--- Exercise prompt ---
Copy out each line of the data that holds the word "diagram".

--- Dataset ---
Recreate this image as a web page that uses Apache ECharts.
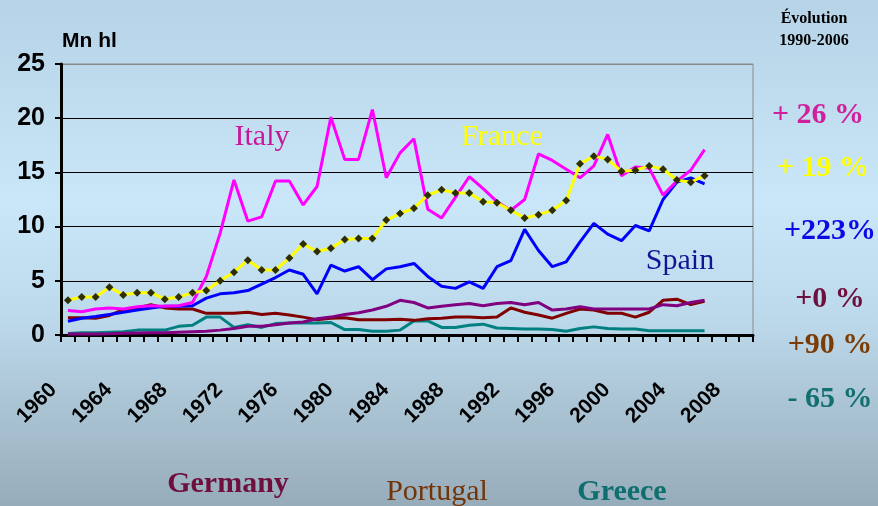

---

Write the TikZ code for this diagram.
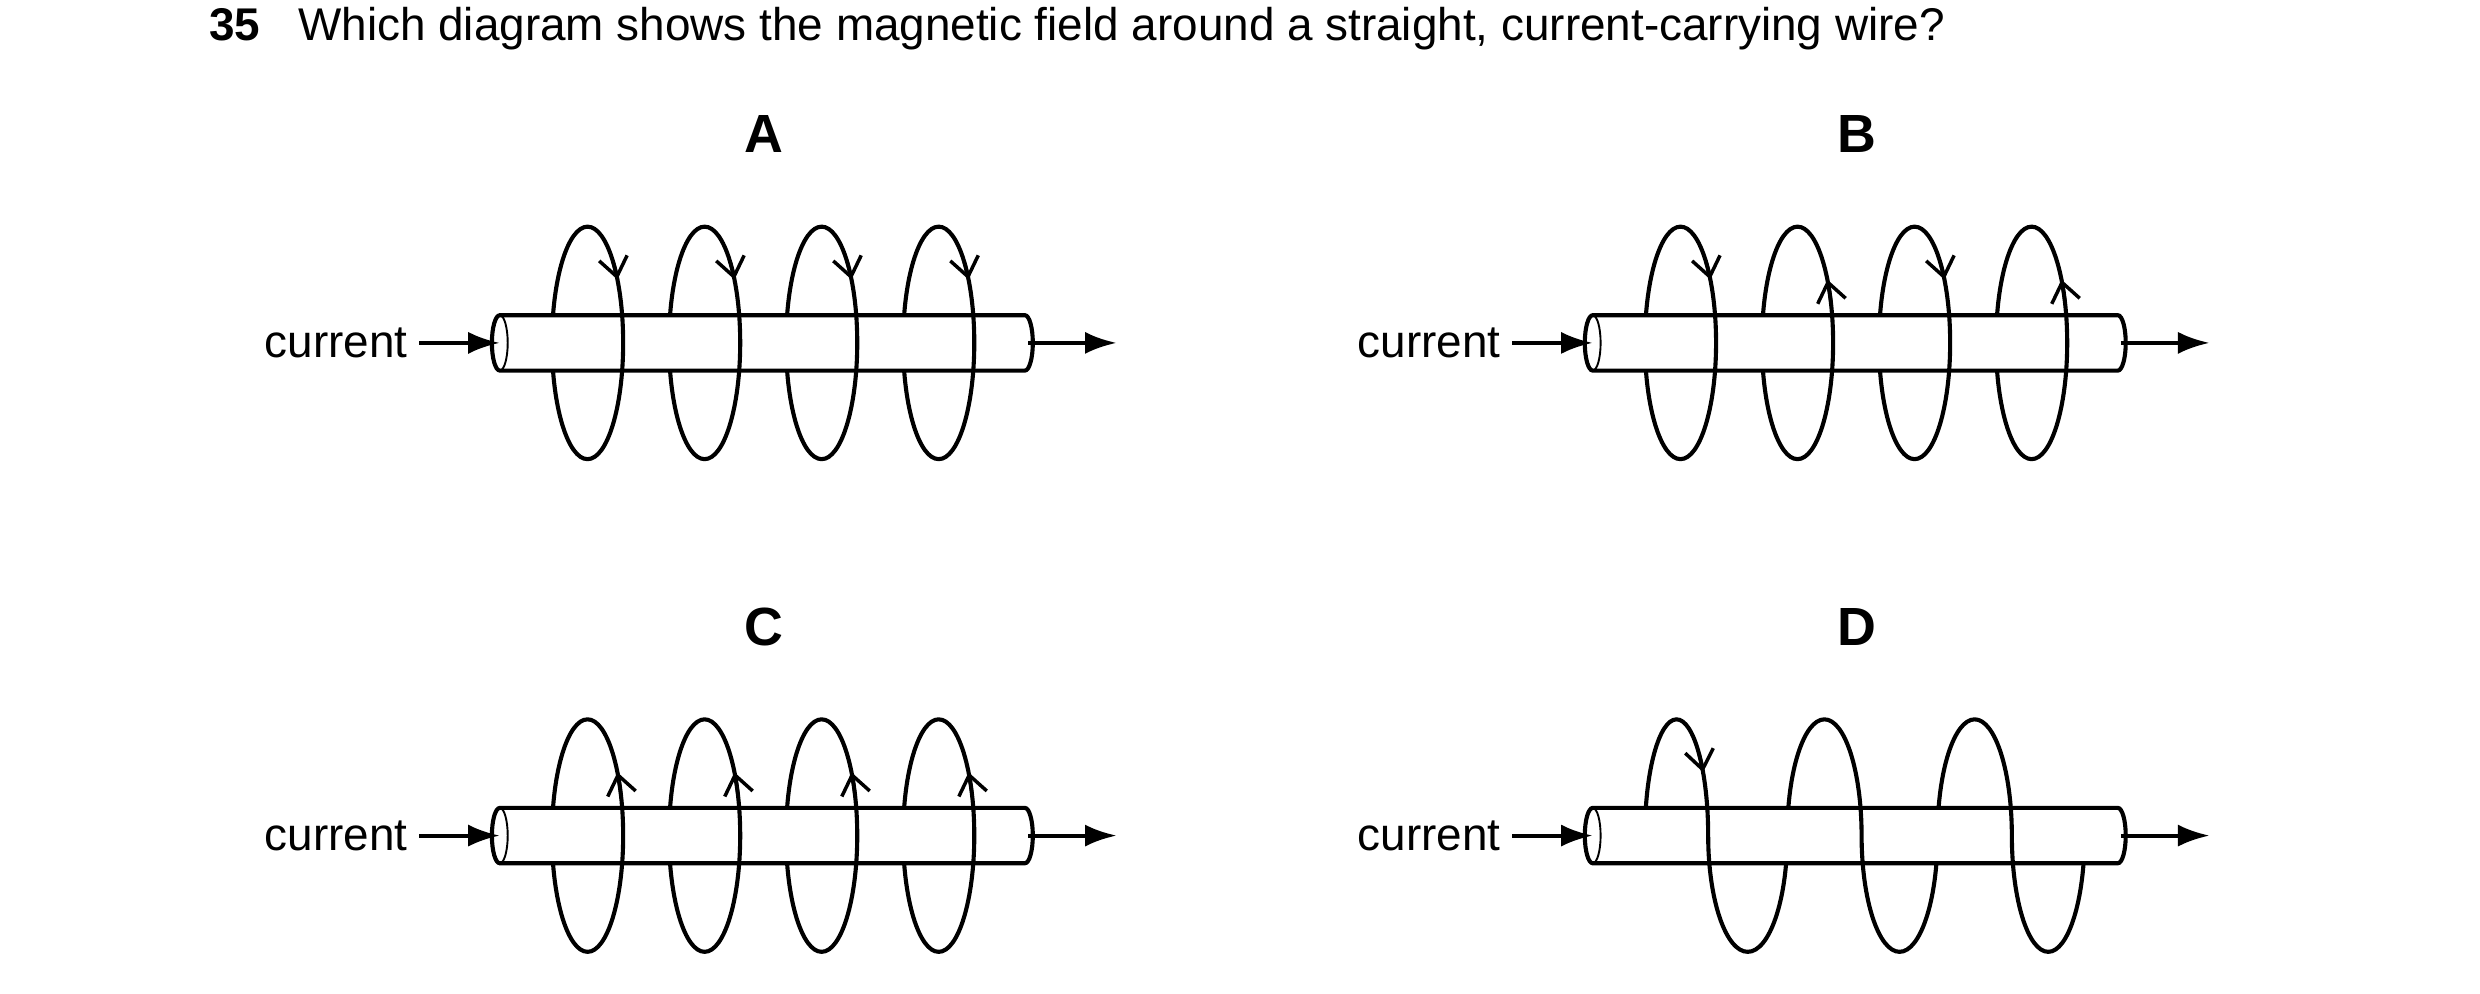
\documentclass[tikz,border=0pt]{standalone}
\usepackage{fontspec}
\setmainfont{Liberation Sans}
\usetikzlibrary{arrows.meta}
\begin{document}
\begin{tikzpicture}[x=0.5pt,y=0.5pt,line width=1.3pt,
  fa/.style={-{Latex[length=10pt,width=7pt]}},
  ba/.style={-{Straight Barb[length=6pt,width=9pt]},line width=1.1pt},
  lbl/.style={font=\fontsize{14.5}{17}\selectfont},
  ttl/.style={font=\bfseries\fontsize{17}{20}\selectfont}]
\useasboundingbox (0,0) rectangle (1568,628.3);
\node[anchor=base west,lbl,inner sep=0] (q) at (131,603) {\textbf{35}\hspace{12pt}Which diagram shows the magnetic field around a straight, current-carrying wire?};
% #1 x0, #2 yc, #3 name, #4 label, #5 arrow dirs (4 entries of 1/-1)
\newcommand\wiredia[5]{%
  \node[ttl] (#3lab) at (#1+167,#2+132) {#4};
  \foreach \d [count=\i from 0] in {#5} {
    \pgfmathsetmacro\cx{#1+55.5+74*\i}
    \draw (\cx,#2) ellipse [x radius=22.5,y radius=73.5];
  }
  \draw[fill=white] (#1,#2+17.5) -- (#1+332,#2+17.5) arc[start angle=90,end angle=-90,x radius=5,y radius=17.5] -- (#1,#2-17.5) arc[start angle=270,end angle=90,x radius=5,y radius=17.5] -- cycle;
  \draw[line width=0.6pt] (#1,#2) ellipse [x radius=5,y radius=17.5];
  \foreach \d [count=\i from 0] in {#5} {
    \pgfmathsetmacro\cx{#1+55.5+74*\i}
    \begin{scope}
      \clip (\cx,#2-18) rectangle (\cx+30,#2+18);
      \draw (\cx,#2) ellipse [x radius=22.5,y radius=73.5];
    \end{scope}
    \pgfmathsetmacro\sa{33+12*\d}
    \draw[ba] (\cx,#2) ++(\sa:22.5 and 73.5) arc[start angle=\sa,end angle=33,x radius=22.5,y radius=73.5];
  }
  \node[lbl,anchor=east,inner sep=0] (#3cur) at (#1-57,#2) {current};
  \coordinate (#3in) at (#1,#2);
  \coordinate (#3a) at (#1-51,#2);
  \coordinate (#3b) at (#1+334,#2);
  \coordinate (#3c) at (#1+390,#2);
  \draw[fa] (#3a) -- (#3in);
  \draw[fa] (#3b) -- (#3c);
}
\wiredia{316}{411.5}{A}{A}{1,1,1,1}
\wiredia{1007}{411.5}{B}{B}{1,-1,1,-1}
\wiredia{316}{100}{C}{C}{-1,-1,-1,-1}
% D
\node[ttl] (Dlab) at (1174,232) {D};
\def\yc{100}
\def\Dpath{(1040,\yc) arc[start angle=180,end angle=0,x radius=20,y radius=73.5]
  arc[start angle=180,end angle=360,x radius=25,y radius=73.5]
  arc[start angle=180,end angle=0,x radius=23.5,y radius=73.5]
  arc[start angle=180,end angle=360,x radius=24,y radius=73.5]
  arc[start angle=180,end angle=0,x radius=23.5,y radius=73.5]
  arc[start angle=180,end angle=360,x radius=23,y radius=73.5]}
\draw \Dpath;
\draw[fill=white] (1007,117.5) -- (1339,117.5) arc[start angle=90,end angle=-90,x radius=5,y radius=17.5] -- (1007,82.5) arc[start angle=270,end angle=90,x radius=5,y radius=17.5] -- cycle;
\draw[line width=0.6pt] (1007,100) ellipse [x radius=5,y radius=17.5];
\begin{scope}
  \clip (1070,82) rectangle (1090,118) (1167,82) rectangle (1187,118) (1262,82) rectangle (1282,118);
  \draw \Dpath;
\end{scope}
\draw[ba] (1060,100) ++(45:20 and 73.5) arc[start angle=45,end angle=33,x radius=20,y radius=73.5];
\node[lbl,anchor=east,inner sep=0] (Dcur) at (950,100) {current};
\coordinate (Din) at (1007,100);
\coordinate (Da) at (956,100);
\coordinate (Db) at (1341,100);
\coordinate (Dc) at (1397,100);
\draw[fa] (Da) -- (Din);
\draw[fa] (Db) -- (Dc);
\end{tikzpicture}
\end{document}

--- Result for this task ---
Write the TikZ code for this diagram.
\node[anchor=base west,lbl,inner sep=0] (q) at (131,603) {\textbf{35}\hspace{12pt}Which diagram shows the magnetic field around a straight, current-carrying wire?};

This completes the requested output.